Two ways in which this communiation can occur:

  1. Use of special I/O instructions that specify the transfer of a byte or word to an I/O port address. The I/O instruction triggers bus lines to select the proper device and to move bits into or out of a device register.
  2. Using memory-mapped I/O. The device-control registers are mapped into the address space of the processor. The CPU executes I/O requests using the standard data-transfer instructions to read and write the device-control registers at their mapped locations in physical memory.


The current form of the GPU is a PCI express device. The NVIDIA GPU exposes the following base address registers (BARs) to the system through PCI in addition to the PCI configuration space and VGA-compatible I/O ports.

Memory-mapped I/O (MMIO) registers
Device memory windows.
Complementary space of BAR1.
I/O port.

BARs are standard registers and specified in PCI express configuration space header (type 0) as follows.
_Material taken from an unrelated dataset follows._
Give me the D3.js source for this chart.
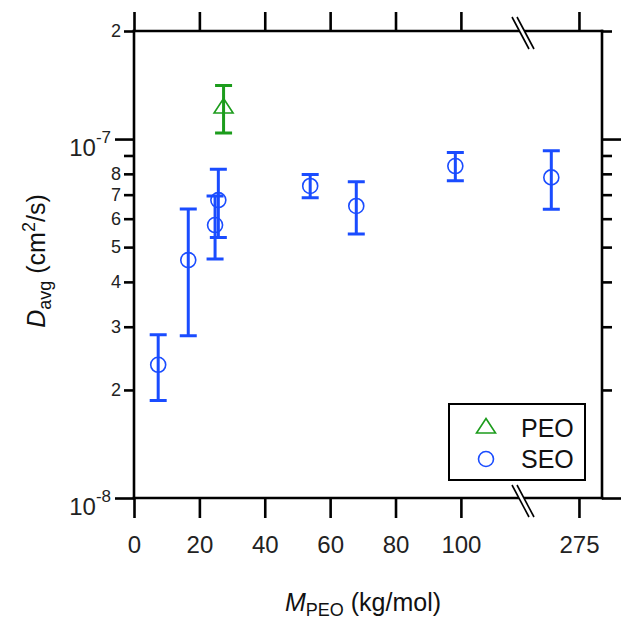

Each BAR is 32-bit wide registers (BAR0: 10h~14h, BAR1: 14h~18h, etc).

PCIe configuration space header Figure: PCIe configuration space header for type 0

The most significant area is the BAR0 presenting MMIO registers. This is the main control space of the GPU, through which all hardware engines are controlled.

Here is the GPU information provided by lspci command that I am using. gpu_lspci

BAR0: 0xde000000 (MMIO registers)
BAR1 and BAR2: 0xd0000000 (device memory windows? 64-bit memory-map uses two adjacent BARs)
BAR3 and BAR4: 0xd8000000 (device memory windows? 64-bit memory map)
BAR5: 0xe000 (I/O ports)

PCI Expansion ROM address 0xdf000000 is saved in 30h~34h (Expansion ROM Base Address) in configuration space header, not BAR 6, as explained in ‘Implementing open-source CUDA runtime’.